The PINE64 community chat is connected across multiple platforms: IRC, Telegram, Discord, and Matrix. Each platform has its own unique user base and interface, however they interact with each other through the bot account bridging all platforms.

The software to bring all platforms together is called Matterbridge. It acts as the bridge that connects these platforms. It facilitates seamless communication by relaying messages between them. When a user sends a message on any platform (such as IRC), the bot account picks it up. The bot then relays the message to all other connected platforms (such as Telegram, Discord, Matrix). This ensures that users on different platforms can communicate with each other.

Users can choose their preferred platform while staying connected to the community.

A short explanation on how to read the messages

The following example can be used to illustrate the use of the bridged community chat:

[D] <Dave> Hey everyone! Just got my new PinePhone. Loving it so far! 📱
[T] <Eve> Welcome, Dave! We’re discussing the upcoming application updates.
[M] <Frank> Hey folks! I’m here from Matrix. Any tips on optimizing battery life?
[I] <Ingrid> Greetings! 🌲 I wonder about the same, Frank.
[I] <Ingrid> Also, kudos to the PINE64 community for the software progress so far!

In this example, the part in the square brackets at the beginning shows the platform, from which each user is writing, [D]iscord, [I]RC, [M]atrix and [T]elegram. The part in the angle brackets contains the name of each user: in this example, Dave, Eve, Frank and Ingrid are chatting with each other.

The bot account relaying the message can have a name such as Pine64 Protocol Droid. Mind that this is not the name of the user, who wrote the message.

Things to consider when using the bridged community chat

In the bridged community chat that spans across Discord, Matrix, Element, and IRC, there are several important considerations to keep in mind. These guidelines help ensure smooth communication and prevent unintended issues. Let’s explore each of these aspects:

Avoid editing messages

Editing messages may lead to repeated broadcasts across platforms. To maintain clarity and prevent confusion, refrain from editing your messages after they have been sent.

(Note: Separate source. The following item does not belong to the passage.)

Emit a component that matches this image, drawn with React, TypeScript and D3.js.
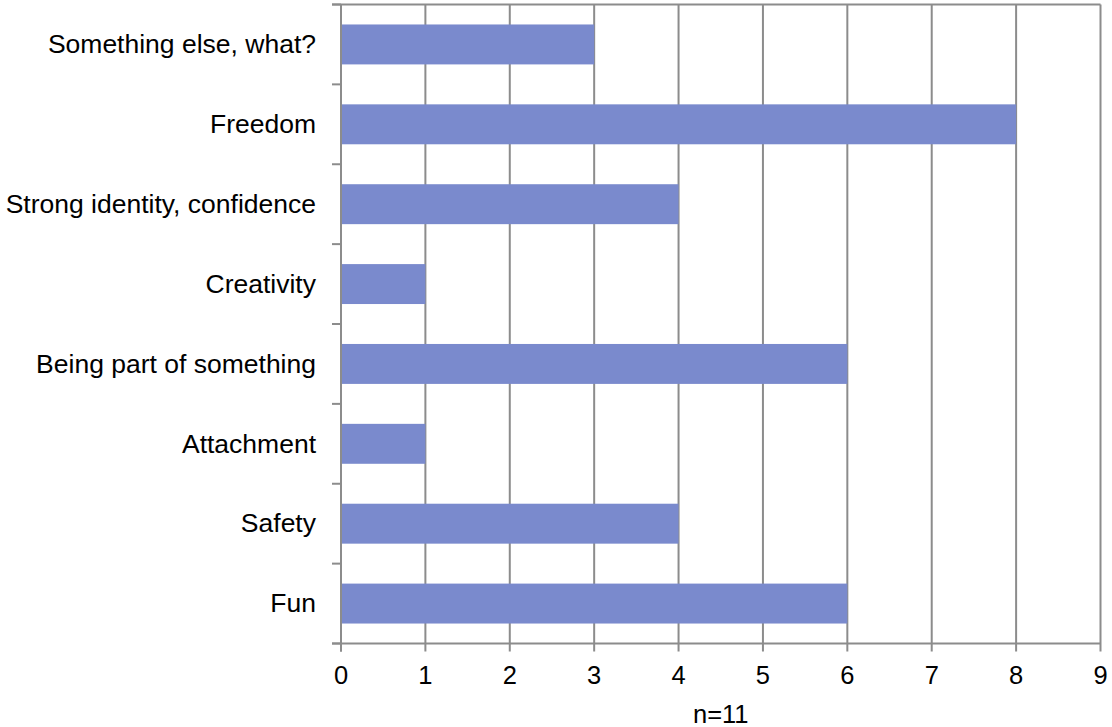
import React from "react";
import * as d3 from "d3";

const categories = [
  "Something else, what?",
  "Freedom",
  "Strong identity, confidence",
  "Creativity",
  "Being part of something",
  "Attachment",
  "Safety",
  "Fun",
];
const values = [3, 8, 4, 1, 6, 1, 4, 6];
const xTicks = [0, 1, 2, 3, 4, 5, 6, 7, 8, 9];
const xTitle = "n=11";

const W = 1112;
const H = 727;
const left = 341;
const right = 1100.5;
const top = 4.5;
const bottom = 643.5;
const gridColor = "#8c8c8c";
const barColor = "#7a8acd";
const font = "'Liberation Sans', Arial, sans-serif";

export default function App() {
  const x = d3.scaleLinear().domain([0, 9]).range([left, right]);
  const y = d3
    .scaleBand<string>()
    .domain(categories)
    .range([top, bottom])
    .paddingInner(0.5)
    .paddingOuter(0.25);
  const step = y.step();
  const boundaries = d3.range(categories.length + 1).map((i) => top + i * step);

  return (
    <svg
      width={W}
      height={H}
      style={{ position: "absolute", left: 0, top: 0, background: "#fff" }}
    >
      {xTicks.map((t) => (
        <line
          key={"g" + t}
          x1={x(t)}
          x2={x(t)}
          y1={top}
          y2={bottom + 8}
          stroke={gridColor}
          strokeWidth={2}
        />
      ))}
      <line x1={left - 9} x2={right} y1={top} y2={top} stroke={gridColor} strokeWidth={2} />
      {categories.map((c, i) => (
        <rect
          key={c}
          x={x(0)}
          y={y(c)!}
          width={x(values[i]) - x(0)}
          height={y.bandwidth()}
          fill={barColor}
        />
      ))}
      <line x1={left} x2={left} y1={top} y2={bottom + 8} stroke={gridColor} strokeWidth={2} />
      {boundaries.map((b, i) => (
        <line key={"t" + i} x1={left - 9} x2={left} y1={b} y2={b} stroke={gridColor} strokeWidth={2} />
      ))}
      <line x1={left - 9} x2={right} y1={bottom} y2={bottom} stroke={gridColor} strokeWidth={2} />
      {xTicks.map((t) => (
        <text
          key={"l" + t}
          x={x(t)}
          y={684}
          textAnchor="middle"
          fontFamily={font}
          fontSize={25.5}
          fill="#000"
        >
          {t}
        </text>
      ))}
      {categories.map((c) => (
        <text
          key={"c" + c}
          x={left - 25}
          y={y(c)! + y.bandwidth() / 2}
          dy="0.33em"
          textAnchor="end"
          fontFamily={font}
          fontSize={26.5}
          fill="#000"
        >
          {c}
        </text>
      ))}
      <text
        x={(left + right) / 2}
        y={723}
        textAnchor="middle"
        fontFamily={font}
        fontSize={25.5}
        fill="#000"
      >
        {xTitle}
      </text>
    </svg>
  );
}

Be cautious with Discord’s reply function

While Discord allows users to reply directly to specific messages, this feature does not translate to other platforms. When responding to messages, avoid using Discord’s reply function, as it does not display properly on Matrix, Element, or IRC.

Instead mention the name of the user you are replying to in your message.

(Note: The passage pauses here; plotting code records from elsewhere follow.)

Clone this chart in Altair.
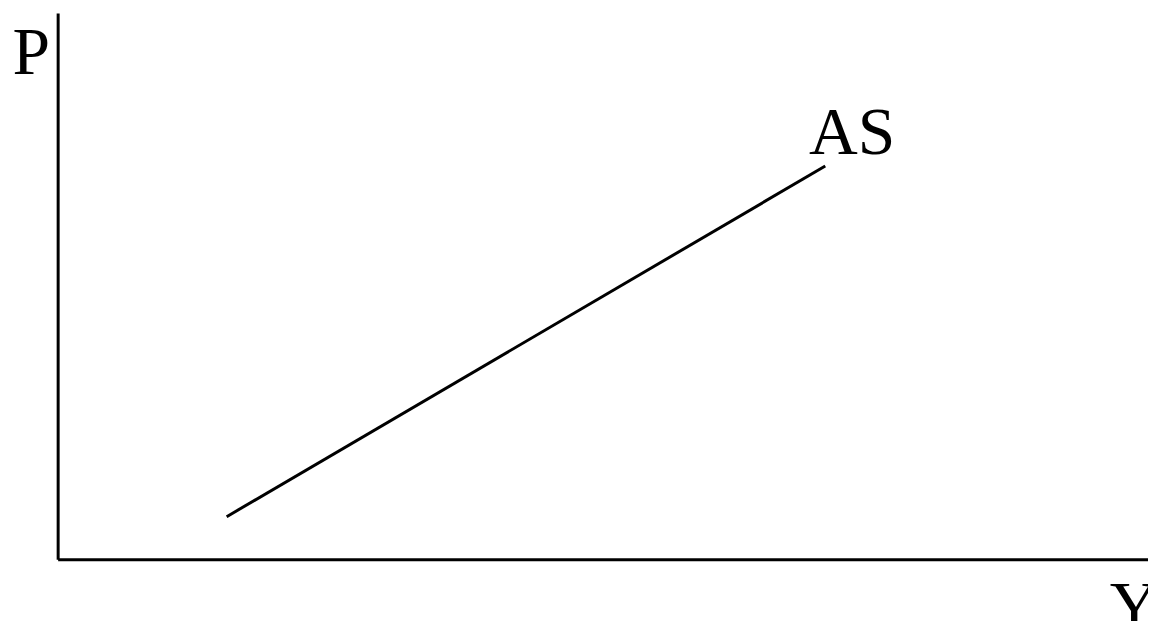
import altair as alt
import pandas as pd

# AS curve end points (data units)
as_x = [1.55, 7.04]
as_y = [0.78, 7.2]

label_text = ["AS"]
label_x = [6.89]
label_y = [7.42]

FONT = "'Times New Roman', 'Liberation Serif', Times, serif"

line_df = pd.DataFrame({"x": as_x, "y": as_y})
lab_df = pd.DataFrame({"x": label_x, "y": label_y, "t": label_text})

xs = alt.Scale(domain=[0, 10], nice=False, zero=False)
ys = alt.Scale(domain=[0, 10], nice=False, zero=False)

xaxis = alt.Axis(
    title="Y", labels=False, ticks=False, grid=False,
    domainColor="black", domainWidth=3,
    titleFont=FONT, titleFontSize=68, titleFontWeight="normal", titleColor="black",
    titleAnchor="start", titleAlign="left", titleBaseline="alphabetic",
    titleX=1059, titleY=69,
)
yaxis = alt.Axis(
    title="P", labels=False, ticks=False, grid=False,
    domainColor="black", domainWidth=3,
    titleFont=FONT, titleFontSize=68, titleFontWeight="normal", titleColor="black",
    titleAngle=0, titleAlign="left", titleBaseline="alphabetic",
    titleX=-46, titleY=61,
)

line = alt.Chart(line_df).mark_line(color="black", strokeWidth=3).encode(
    x=alt.X("x:Q", scale=xs, axis=xaxis),
    y=alt.Y("y:Q", scale=ys, axis=yaxis),
)

text = alt.Chart(lab_df).mark_text(
    font=FONT, fontSize=68, color="black", align="left", baseline="alphabetic"
).encode(
    x=alt.X("x:Q", scale=xs),
    y=alt.Y("y:Q", scale=ys),
    text="t:N",
)

chart = alt.layer(line, text).properties(
    width=1098, height=550,
    autosize=alt.AutoSizeParams(type="none"),
    padding={"left": 50, "top": 3, "right": 0, "bottom": 60},
    background="white",
).configure_view(stroke=None)

chart.save("out.html", embed_options={"renderer": "svg", "actions": False})
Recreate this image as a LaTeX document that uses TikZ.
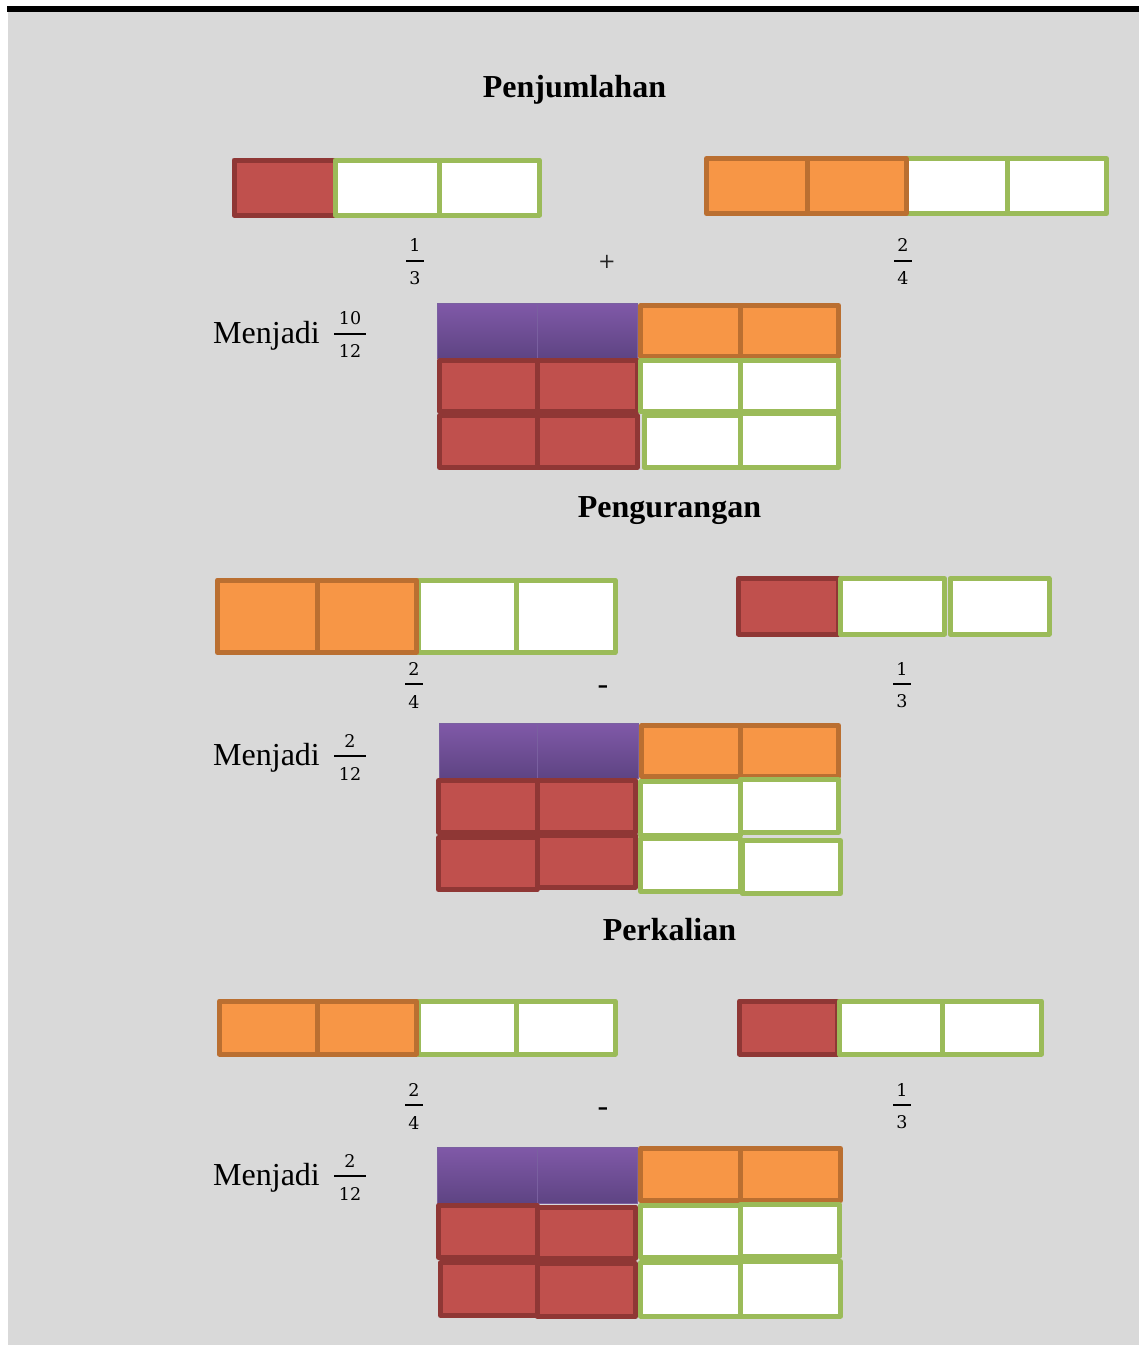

Use paste services for code and log data

Code snippets and log data may not display correctly due to formatting limitations on the bridged community platforms. To share code or logs effectively, consider using paste services (such as Pastebin or GitHub Gists) and provide a link to the content.

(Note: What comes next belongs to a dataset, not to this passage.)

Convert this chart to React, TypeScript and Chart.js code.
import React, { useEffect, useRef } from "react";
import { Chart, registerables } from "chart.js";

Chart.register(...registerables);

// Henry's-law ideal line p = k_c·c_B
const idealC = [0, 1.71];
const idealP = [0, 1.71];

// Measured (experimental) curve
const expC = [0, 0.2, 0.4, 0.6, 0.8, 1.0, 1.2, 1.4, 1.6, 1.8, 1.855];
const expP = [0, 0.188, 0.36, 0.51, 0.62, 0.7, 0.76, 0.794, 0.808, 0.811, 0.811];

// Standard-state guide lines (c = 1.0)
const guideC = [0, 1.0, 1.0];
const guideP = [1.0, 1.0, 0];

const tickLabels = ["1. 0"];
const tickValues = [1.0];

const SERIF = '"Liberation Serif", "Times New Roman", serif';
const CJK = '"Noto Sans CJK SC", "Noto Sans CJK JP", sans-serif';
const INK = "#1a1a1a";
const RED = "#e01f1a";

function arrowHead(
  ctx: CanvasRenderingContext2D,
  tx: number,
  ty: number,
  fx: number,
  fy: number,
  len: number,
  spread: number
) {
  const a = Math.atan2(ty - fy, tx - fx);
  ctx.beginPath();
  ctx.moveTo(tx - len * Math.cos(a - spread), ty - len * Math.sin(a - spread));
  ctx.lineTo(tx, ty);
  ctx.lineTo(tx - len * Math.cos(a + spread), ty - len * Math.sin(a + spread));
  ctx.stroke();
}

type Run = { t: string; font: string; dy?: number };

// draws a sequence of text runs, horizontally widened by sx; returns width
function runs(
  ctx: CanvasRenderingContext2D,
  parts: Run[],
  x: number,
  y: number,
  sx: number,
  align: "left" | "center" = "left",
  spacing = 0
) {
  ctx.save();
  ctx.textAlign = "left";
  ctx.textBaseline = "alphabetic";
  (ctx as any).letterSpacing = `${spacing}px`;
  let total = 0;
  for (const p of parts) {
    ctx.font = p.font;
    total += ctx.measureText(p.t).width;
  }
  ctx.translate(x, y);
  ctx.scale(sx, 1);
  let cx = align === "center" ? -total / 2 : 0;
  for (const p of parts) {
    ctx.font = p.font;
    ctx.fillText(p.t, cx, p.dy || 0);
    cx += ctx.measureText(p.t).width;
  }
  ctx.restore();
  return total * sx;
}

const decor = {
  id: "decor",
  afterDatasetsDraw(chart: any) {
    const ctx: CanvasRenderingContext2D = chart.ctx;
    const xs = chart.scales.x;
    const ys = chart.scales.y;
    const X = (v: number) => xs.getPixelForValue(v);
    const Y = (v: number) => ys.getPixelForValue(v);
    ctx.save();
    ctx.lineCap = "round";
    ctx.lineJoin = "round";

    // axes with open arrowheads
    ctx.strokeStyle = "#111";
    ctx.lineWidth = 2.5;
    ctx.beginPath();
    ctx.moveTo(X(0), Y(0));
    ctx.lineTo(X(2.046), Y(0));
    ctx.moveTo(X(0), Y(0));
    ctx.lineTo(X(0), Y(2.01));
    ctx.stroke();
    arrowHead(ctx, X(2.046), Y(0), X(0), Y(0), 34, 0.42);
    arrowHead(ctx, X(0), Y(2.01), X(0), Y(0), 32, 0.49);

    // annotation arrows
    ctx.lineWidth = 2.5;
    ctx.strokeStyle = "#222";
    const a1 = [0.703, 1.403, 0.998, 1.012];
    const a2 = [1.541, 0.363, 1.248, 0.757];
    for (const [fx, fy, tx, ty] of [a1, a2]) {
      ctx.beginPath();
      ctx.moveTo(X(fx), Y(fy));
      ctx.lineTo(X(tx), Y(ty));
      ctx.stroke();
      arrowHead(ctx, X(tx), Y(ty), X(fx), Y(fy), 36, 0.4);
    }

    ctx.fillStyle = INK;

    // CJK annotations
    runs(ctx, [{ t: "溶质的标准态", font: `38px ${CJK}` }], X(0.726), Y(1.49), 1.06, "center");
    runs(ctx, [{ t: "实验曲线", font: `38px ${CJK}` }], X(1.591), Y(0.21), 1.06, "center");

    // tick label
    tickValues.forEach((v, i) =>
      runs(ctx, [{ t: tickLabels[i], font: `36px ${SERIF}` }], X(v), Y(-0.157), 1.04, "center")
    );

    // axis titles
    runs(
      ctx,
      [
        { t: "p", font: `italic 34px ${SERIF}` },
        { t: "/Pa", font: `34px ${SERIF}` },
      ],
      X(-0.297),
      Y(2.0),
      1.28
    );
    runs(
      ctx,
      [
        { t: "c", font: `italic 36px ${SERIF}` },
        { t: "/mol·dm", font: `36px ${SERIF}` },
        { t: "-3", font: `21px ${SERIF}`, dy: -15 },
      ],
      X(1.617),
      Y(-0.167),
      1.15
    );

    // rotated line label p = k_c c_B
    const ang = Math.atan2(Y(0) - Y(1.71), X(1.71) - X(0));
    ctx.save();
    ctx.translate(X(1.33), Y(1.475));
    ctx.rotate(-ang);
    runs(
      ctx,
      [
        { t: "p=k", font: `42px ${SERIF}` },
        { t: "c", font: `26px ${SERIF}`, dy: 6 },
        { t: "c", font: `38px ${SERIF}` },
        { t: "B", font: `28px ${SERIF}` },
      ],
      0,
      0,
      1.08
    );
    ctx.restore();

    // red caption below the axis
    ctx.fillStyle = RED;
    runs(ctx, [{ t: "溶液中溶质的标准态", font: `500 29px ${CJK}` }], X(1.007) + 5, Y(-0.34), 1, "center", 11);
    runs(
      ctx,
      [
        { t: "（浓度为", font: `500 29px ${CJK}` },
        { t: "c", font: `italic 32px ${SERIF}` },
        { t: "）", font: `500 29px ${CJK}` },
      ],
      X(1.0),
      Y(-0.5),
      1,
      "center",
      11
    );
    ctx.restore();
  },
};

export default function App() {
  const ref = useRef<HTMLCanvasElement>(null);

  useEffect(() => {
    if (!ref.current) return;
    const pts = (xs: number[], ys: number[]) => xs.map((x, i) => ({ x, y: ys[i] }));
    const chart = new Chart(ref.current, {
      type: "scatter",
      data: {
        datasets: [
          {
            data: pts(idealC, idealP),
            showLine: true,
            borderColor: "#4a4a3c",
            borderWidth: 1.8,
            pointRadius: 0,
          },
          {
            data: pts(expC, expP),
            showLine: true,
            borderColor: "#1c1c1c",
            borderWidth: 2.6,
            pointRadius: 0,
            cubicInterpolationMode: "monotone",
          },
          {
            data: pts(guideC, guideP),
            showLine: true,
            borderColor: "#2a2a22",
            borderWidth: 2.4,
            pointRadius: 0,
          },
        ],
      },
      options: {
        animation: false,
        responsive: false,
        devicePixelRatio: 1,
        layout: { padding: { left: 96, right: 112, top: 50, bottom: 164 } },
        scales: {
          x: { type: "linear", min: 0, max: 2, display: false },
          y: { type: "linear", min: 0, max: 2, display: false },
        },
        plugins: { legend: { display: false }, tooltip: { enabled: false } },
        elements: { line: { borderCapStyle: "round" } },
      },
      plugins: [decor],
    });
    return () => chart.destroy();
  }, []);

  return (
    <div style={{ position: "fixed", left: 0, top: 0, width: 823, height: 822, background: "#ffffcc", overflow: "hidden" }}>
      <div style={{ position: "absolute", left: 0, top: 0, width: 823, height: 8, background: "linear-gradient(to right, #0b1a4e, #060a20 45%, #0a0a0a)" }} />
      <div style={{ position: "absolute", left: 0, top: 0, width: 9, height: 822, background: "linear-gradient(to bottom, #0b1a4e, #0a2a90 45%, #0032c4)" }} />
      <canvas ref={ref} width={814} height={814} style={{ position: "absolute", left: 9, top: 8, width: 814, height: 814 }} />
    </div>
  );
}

By adhering to these best practices, you can contribute to a seamless and harmonious experience within the bridged community chat. Happy chatting!

Telegram images do not appear in IRC

When sending images via Telegram, be aware that they do not appear in the IRC channel. If visual content is crucial, consider alternative methods of sharing, such as providing a link to an image hosting service.

Mind file size limits for uploaded files

Keep in mind that uploaded files, especially videos, have maximum size limits. If sharing files, verify that they fall within the acceptable size range to ensure successful transmission across all platforms.

Avoid manual line breaks and long messages

Messages with manual line breaks (hard returns) are interpreted as separate messages. To prevent fragmentation, avoid lengthy messages with excessive line breaks.

Long messages get cut off. To ensure complete communication, keep your messages concise and within reasonable length.

Underscores can cause formatting issues

Underscores (_) in texts (for example as part of web links) can cause formatting issues due to being interpreted as command to write a text in italic. This sometimes causes links to not properly display and work across the bridge.